• [Requirement] In the records below, find each line with the word "this" and copy it.

• [Material provided]
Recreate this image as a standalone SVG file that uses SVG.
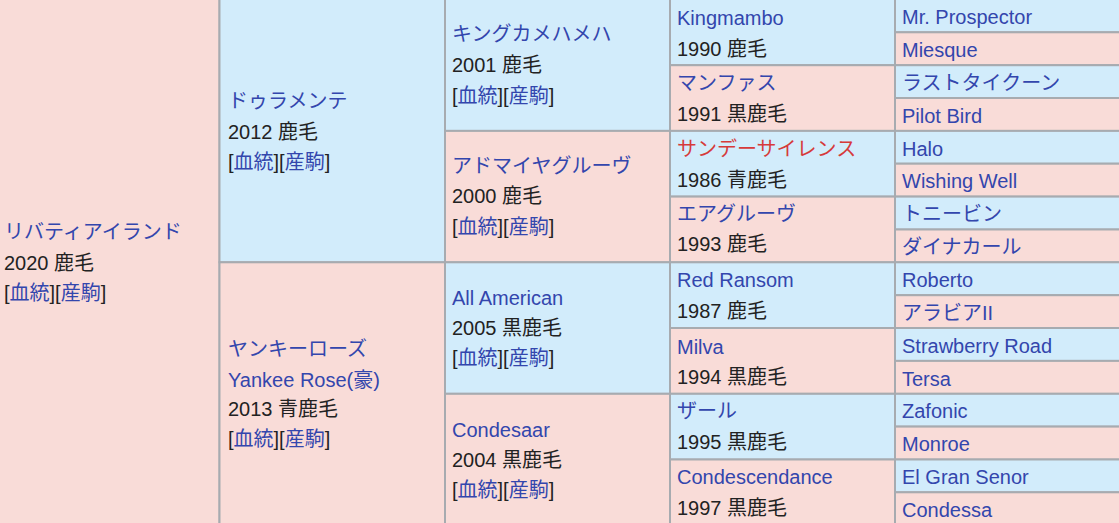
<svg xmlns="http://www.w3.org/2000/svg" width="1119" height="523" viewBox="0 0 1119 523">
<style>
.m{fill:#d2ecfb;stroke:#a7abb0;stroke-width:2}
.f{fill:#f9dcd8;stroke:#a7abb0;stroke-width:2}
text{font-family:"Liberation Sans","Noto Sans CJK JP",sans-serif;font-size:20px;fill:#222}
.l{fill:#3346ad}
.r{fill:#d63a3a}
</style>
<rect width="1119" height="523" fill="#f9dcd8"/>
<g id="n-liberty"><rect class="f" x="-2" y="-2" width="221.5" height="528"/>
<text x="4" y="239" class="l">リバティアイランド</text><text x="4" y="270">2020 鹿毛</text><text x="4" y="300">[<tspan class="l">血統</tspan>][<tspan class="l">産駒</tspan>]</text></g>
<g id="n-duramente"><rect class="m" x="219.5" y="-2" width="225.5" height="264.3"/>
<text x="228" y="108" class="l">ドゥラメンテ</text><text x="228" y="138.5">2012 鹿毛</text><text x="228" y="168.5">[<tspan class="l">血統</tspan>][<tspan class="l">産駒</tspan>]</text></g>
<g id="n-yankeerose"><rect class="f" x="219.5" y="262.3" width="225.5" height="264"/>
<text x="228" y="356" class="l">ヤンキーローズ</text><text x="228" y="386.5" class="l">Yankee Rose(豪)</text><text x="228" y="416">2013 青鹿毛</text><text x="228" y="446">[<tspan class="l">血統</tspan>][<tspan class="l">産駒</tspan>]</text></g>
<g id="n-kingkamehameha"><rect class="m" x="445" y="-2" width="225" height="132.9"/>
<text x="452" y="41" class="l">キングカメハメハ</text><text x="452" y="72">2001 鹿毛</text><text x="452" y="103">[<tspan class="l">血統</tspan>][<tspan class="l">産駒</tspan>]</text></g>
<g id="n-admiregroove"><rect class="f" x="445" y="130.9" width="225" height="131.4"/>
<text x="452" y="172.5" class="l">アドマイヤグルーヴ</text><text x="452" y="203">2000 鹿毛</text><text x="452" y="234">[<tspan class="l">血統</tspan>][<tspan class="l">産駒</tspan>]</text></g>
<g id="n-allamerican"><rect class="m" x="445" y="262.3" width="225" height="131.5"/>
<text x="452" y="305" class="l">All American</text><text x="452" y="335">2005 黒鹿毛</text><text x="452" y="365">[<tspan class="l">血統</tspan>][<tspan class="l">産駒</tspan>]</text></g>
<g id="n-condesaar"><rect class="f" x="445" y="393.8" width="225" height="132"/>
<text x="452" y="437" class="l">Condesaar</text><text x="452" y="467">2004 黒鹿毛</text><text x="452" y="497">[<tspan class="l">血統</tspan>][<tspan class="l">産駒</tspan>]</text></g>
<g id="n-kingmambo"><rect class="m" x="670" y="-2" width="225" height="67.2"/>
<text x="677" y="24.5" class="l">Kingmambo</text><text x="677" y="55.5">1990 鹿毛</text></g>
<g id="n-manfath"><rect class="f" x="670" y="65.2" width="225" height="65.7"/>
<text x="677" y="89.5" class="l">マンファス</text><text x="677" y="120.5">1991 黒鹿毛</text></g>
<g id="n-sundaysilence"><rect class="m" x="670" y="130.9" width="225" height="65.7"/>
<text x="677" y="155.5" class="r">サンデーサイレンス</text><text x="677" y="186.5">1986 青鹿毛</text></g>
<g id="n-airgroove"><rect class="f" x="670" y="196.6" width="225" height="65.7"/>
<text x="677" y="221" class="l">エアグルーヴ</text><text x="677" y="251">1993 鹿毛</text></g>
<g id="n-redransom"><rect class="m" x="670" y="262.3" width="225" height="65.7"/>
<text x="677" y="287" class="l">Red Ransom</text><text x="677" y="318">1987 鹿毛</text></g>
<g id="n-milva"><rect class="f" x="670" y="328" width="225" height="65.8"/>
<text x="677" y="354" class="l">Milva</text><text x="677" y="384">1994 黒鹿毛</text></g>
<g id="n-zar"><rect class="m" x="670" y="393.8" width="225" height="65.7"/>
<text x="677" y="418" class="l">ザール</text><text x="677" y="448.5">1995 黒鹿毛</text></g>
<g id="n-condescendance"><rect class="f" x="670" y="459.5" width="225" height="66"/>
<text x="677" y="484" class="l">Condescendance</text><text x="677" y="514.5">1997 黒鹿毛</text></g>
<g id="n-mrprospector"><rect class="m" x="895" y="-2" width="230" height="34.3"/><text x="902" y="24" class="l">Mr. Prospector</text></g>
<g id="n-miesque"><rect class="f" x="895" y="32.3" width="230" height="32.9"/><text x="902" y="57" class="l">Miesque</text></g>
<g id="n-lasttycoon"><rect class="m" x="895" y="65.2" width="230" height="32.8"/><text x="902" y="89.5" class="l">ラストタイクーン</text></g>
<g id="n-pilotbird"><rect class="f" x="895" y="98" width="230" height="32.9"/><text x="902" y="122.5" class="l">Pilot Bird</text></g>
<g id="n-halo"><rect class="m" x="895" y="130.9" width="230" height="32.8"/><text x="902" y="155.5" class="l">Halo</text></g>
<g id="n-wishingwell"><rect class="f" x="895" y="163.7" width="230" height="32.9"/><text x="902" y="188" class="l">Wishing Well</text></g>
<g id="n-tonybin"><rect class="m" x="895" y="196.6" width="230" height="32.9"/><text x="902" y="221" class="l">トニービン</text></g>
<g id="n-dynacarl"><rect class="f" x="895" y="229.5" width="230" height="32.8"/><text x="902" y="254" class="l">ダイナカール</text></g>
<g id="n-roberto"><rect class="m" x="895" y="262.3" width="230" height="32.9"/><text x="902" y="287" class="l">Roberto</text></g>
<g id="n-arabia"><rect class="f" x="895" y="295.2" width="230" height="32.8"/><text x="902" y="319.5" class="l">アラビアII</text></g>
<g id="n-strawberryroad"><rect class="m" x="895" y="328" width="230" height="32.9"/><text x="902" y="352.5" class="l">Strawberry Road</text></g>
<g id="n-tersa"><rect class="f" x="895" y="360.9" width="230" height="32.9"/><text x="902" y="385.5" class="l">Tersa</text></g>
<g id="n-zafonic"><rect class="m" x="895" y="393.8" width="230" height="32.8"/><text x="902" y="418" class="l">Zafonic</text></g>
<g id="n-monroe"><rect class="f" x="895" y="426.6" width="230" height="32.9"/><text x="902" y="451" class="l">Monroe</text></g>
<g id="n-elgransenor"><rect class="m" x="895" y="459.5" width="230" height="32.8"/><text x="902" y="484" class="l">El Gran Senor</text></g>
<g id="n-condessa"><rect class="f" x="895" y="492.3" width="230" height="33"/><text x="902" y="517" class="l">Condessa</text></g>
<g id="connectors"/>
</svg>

--

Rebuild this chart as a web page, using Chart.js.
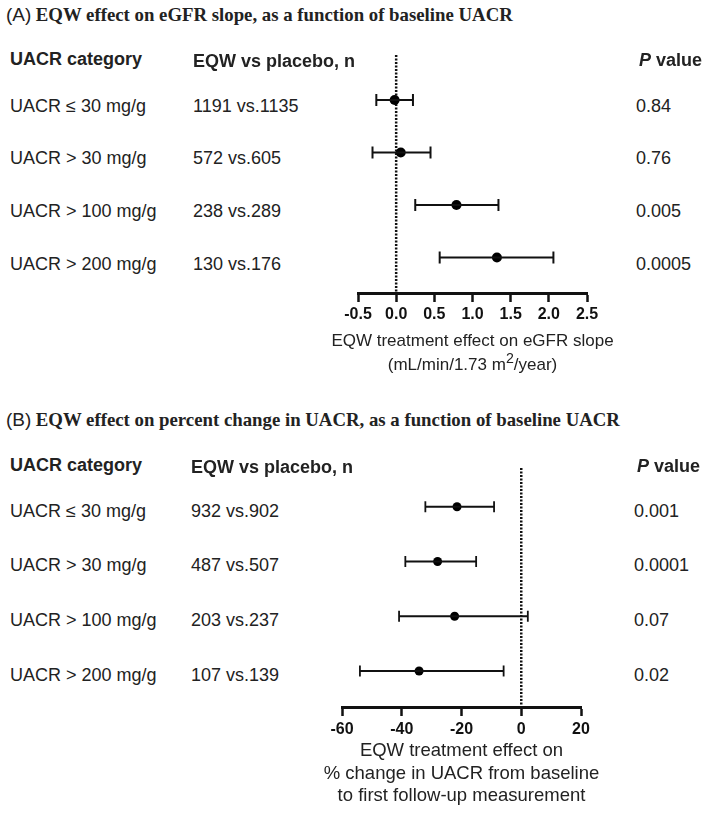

• [Expected answer]
Recreate this image as a standalone SVG file that uses SVG.
Rebuild this chart as a web page, using Chart.js.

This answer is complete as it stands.